▸ **Exercise directions**:
Please write the listing below out again exactly, leaving every picture behind.

▸ **Given data**:
##########
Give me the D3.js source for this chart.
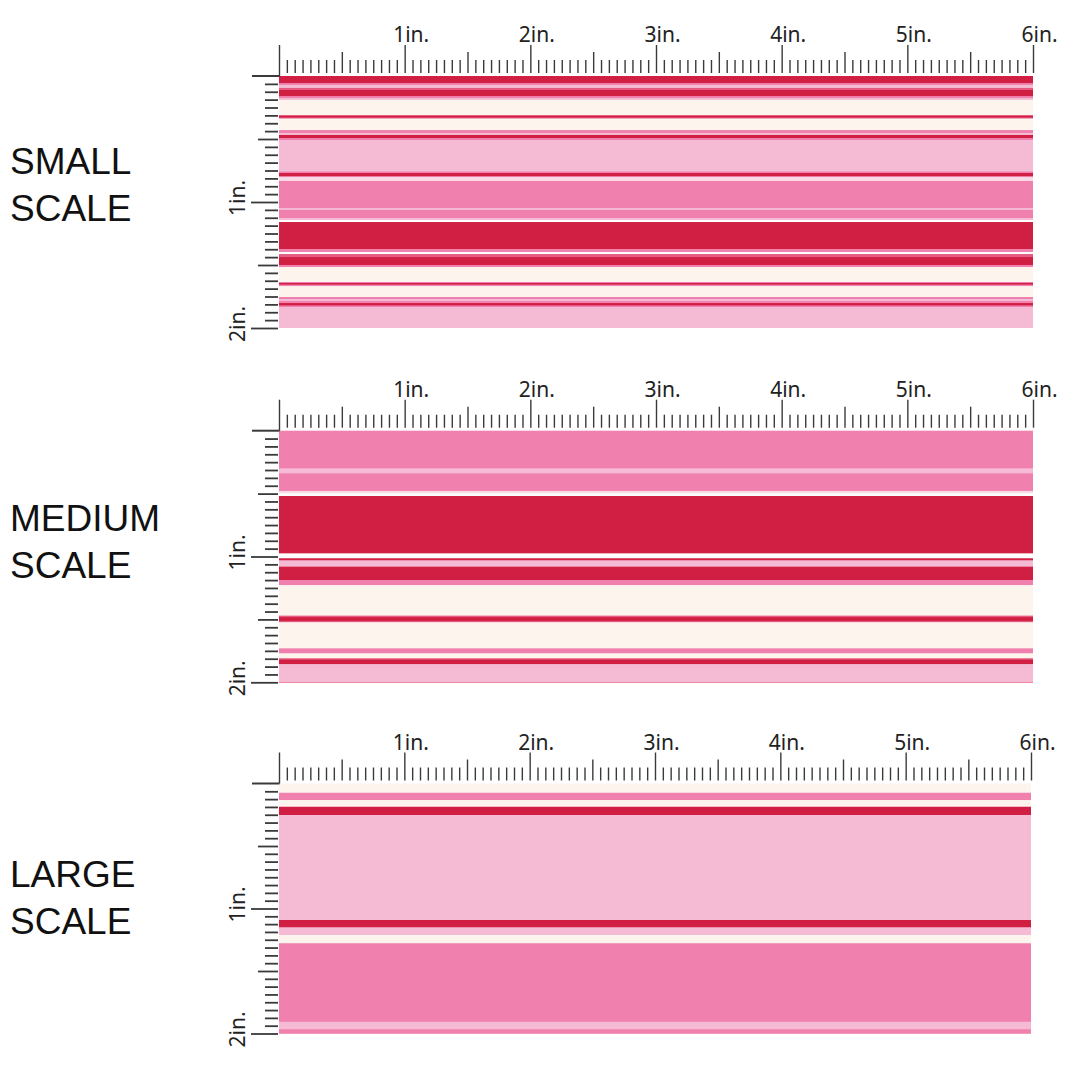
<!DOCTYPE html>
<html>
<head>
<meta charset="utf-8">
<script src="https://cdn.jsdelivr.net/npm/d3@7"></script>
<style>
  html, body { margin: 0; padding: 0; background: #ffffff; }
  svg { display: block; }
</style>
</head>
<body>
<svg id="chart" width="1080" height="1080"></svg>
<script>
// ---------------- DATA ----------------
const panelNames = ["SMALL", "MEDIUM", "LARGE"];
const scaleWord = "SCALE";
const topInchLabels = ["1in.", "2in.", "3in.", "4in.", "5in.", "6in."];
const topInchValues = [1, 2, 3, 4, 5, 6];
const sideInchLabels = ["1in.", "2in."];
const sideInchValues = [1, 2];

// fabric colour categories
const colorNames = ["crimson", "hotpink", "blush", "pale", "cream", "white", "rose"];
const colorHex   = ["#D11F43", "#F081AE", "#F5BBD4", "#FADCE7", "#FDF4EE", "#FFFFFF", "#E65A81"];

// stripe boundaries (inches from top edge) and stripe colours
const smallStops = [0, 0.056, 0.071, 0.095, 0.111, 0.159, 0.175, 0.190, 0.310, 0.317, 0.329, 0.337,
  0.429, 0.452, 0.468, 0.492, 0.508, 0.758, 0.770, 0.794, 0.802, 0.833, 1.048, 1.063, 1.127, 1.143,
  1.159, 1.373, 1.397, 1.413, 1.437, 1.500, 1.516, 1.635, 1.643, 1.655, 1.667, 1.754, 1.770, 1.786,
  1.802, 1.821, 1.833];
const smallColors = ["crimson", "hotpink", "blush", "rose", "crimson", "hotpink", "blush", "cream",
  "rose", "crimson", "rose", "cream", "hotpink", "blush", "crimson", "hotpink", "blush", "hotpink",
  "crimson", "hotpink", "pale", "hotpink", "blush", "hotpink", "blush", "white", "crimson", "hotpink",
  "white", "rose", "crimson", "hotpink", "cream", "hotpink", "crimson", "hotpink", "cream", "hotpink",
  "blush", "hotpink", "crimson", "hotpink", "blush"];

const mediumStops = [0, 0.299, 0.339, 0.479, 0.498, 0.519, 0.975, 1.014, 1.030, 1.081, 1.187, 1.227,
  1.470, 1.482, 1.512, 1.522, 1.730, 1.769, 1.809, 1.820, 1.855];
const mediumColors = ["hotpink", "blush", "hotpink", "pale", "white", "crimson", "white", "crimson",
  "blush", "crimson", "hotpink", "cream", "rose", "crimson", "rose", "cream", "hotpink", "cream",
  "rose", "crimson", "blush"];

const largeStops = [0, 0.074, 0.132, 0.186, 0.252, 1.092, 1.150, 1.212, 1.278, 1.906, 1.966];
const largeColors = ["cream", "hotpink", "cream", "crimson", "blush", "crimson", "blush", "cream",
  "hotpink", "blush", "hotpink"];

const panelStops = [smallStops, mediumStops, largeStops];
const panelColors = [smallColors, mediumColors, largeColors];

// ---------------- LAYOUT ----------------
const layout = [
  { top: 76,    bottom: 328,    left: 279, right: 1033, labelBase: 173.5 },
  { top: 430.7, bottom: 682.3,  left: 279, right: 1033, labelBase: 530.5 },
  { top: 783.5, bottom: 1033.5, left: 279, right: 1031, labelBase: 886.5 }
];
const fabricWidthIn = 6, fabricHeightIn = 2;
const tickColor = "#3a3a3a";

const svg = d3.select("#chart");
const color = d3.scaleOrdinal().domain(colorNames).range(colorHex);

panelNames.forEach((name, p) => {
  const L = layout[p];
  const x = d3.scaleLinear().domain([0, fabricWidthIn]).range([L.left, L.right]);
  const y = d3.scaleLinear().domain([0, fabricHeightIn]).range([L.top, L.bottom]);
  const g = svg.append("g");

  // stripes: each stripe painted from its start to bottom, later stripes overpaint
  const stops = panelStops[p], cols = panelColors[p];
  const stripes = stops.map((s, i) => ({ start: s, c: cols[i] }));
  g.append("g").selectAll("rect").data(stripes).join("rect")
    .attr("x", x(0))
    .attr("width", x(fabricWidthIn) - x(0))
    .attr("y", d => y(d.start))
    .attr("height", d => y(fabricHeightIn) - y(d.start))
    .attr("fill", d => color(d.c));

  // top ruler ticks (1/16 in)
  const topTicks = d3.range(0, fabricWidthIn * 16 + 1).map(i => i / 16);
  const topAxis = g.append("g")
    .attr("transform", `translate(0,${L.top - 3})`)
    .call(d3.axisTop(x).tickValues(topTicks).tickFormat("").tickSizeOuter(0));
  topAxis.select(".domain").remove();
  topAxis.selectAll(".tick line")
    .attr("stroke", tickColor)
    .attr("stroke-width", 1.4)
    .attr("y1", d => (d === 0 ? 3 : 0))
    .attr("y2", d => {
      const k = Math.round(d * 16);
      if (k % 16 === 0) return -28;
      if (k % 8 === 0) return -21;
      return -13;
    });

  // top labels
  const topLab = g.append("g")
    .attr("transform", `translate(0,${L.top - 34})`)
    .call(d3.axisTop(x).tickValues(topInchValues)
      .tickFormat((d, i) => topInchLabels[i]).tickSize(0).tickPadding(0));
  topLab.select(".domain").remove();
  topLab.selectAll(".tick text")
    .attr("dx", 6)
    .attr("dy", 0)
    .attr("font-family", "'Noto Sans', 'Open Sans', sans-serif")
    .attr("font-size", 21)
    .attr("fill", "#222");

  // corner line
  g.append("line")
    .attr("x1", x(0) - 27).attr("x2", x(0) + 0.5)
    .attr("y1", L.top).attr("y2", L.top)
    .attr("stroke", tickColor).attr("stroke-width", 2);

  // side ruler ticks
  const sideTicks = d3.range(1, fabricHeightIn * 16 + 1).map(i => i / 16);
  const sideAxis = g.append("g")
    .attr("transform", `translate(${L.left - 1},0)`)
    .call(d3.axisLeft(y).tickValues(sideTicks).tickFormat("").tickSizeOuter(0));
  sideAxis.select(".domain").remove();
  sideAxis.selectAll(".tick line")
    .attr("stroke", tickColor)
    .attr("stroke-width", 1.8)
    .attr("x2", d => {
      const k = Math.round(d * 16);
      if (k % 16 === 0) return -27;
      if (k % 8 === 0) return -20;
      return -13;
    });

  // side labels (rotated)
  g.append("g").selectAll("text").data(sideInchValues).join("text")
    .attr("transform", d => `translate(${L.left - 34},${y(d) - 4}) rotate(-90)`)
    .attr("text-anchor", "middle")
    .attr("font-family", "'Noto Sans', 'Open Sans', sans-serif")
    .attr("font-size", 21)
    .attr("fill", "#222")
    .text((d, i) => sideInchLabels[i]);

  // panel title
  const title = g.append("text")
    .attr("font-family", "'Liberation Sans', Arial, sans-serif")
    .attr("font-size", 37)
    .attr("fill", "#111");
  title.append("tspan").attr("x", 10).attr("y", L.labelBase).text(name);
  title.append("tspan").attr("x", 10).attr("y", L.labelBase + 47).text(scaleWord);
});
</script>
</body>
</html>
##########
▸ **Solution to this problem**:
Give me the D3.js source for this chart.
<!DOCTYPE html>
<html>
<head>
<meta charset="utf-8">
<script src="https://cdn.jsdelivr.net/npm/d3@7"></script>
<style>
  html, body { margin: 0; padding: 0; background: #ffffff; }
  svg { display: block; }
</style>
</head>
<body>
<svg id="chart" width="1080" height="1080"></svg>
<script>
// ---------------- DATA ----------------
const panelNames = ["SMALL", "MEDIUM", "LARGE"];
const scaleWord = "SCALE";
const topInchLabels = ["1in.", "2in.", "3in.", "4in.", "5in.", "6in."];
const topInchValues = [1, 2, 3, 4, 5, 6];
const sideInchLabels = ["1in.", "2in."];
const sideInchValues = [1, 2];

// fabric colour categories
const colorNames = ["crimson", "hotpink", "blush", "pale", "cream", "white", "rose"];
const colorHex   = ["#D11F43", "#F081AE", "#F5BBD4", "#FADCE7", "#FDF4EE", "#FFFFFF", "#E65A81"];

// stripe boundaries (inches from top edge) and stripe colours
const smallStops = [0, 0.056, 0.071, 0.095, 0.111, 0.159, 0.175, 0.190, 0.310, 0.317, 0.329, 0.337,
  0.429, 0.452, 0.468, 0.492, 0.508, 0.758, 0.770, 0.794, 0.802, 0.833, 1.048, 1.063, 1.127, 1.143,
  1.159, 1.373, 1.397, 1.413, 1.437, 1.500, 1.516, 1.635, 1.643, 1.655, 1.667, 1.754, 1.770, 1.786,
  1.802, 1.821, 1.833];
const smallColors = ["crimson", "hotpink", "blush", "rose", "crimson", "hotpink", "blush", "cream",
  "rose", "crimson", "rose", "cream", "hotpink", "blush", "crimson", "hotpink", "blush", "hotpink",
  "crimson", "hotpink", "pale", "hotpink", "blush", "hotpink", "blush", "white", "crimson", "hotpink",
  "white", "rose", "crimson", "hotpink", "cream", "hotpink", "crimson", "hotpink", "cream", "hotpink",
  "blush", "hotpink", "crimson", "hotpink", "blush"];

const mediumStops = [0, 0.299, 0.339, 0.479, 0.498, 0.519, 0.975, 1.014, 1.030, 1.081, 1.187, 1.227,
  1.470, 1.482, 1.512, 1.522, 1.730, 1.769, 1.809, 1.820, 1.855];
const mediumColors = ["hotpink", "blush", "hotpink", "pale", "white", "crimson", "white", "crimson",
  "blush", "crimson", "hotpink", "cream", "rose", "crimson", "rose", "cream", "hotpink", "cream",
  "rose", "crimson", "blush"];

const largeStops = [0, 0.074, 0.132, 0.186, 0.252, 1.092, 1.150, 1.212, 1.278, 1.906, 1.966];
const largeColors = ["cream", "hotpink", "cream", "crimson", "blush", "crimson", "blush", "cream",
  "hotpink", "blush", "hotpink"];

const panelStops = [smallStops, mediumStops, largeStops];
const panelColors = [smallColors, mediumColors, largeColors];

// ---------------- LAYOUT ----------------
const layout = [
  { top: 76,    bottom: 328,    left: 279, right: 1033, labelBase: 173.5 },
  { top: 430.7, bottom: 682.3,  left: 279, right: 1033, labelBase: 530.5 },
  { top: 783.5, bottom: 1033.5, left: 279, right: 1031, labelBase: 886.5 }
];
const fabricWidthIn = 6, fabricHeightIn = 2;
const tickColor = "#3a3a3a";

const svg = d3.select("#chart");
const color = d3.scaleOrdinal().domain(colorNames).range(colorHex);

panelNames.forEach((name, p) => {
  const L = layout[p];
  const x = d3.scaleLinear().domain([0, fabricWidthIn]).range([L.left, L.right]);
  const y = d3.scaleLinear().domain([0, fabricHeightIn]).range([L.top, L.bottom]);
  const g = svg.append("g");

  // stripes: each stripe painted from its start to bottom, later stripes overpaint
  const stops = panelStops[p], cols = panelColors[p];
  const stripes = stops.map((s, i) => ({ start: s, c: cols[i] }));
  g.append("g").selectAll("rect").data(stripes).join("rect")
    .attr("x", x(0))
    .attr("width", x(fabricWidthIn) - x(0))
    .attr("y", d => y(d.start))
    .attr("height", d => y(fabricHeightIn) - y(d.start))
    .attr("fill", d => color(d.c));

  // top ruler ticks (1/16 in)
  const topTicks = d3.range(0, fabricWidthIn * 16 + 1).map(i => i / 16);
  const topAxis = g.append("g")
    .attr("transform", `translate(0,${L.top - 3})`)
    .call(d3.axisTop(x).tickValues(topTicks).tickFormat("").tickSizeOuter(0));
  topAxis.select(".domain").remove();
  topAxis.selectAll(".tick line")
    .attr("stroke", tickColor)
    .attr("stroke-width", 1.4)
    .attr("y1", d => (d === 0 ? 3 : 0))
    .attr("y2", d => {
      const k = Math.round(d * 16);
      if (k % 16 === 0) return -28;
      if (k % 8 === 0) return -21;
      return -13;
    });

  // top labels
  const topLab = g.append("g")
    .attr("transform", `translate(0,${L.top - 34})`)
    .call(d3.axisTop(x).tickValues(topInchValues)
      .tickFormat((d, i) => topInchLabels[i]).tickSize(0).tickPadding(0));
  topLab.select(".domain").remove();
  topLab.selectAll(".tick text")
    .attr("dx", 6)
    .attr("dy", 0)
    .attr("font-family", "'Noto Sans', 'Open Sans', sans-serif")
    .attr("font-size", 21)
    .attr("fill", "#222");

  // corner line
  g.append("line")
    .attr("x1", x(0) - 27).attr("x2", x(0) + 0.5)
    .attr("y1", L.top).attr("y2", L.top)
    .attr("stroke", tickColor).attr("stroke-width", 2);

  // side ruler ticks
  const sideTicks = d3.range(1, fabricHeightIn * 16 + 1).map(i => i / 16);
  const sideAxis = g.append("g")
    .attr("transform", `translate(${L.left - 1},0)`)
    .call(d3.axisLeft(y).tickValues(sideTicks).tickFormat("").tickSizeOuter(0));
  sideAxis.select(".domain").remove();
  sideAxis.selectAll(".tick line")
    .attr("stroke", tickColor)
    .attr("stroke-width", 1.8)
    .attr("x2", d => {
      const k = Math.round(d * 16);
      if (k % 16 === 0) return -27;
      if (k % 8 === 0) return -20;
      return -13;
    });

  // side labels (rotated)
  g.append("g").selectAll("text").data(sideInchValues).join("text")
    .attr("transform", d => `translate(${L.left - 34},${y(d) - 4}) rotate(-90)`)
    .attr("text-anchor", "middle")
    .attr("font-family", "'Noto Sans', 'Open Sans', sans-serif")
    .attr("font-size", 21)
    .attr("fill", "#222")
    .text((d, i) => sideInchLabels[i]);

  // panel title
  const title = g.append("text")
    .attr("font-family", "'Liberation Sans', Arial, sans-serif")
    .attr("font-size", 37)
    .attr("fill", "#111");
  title.append("tspan").attr("x", 10).attr("y", L.labelBase).text(name);
  title.append("tspan").attr("x", 10).attr("y", L.labelBase + 47).text(scaleWord);
});
</script>
</body>
</html>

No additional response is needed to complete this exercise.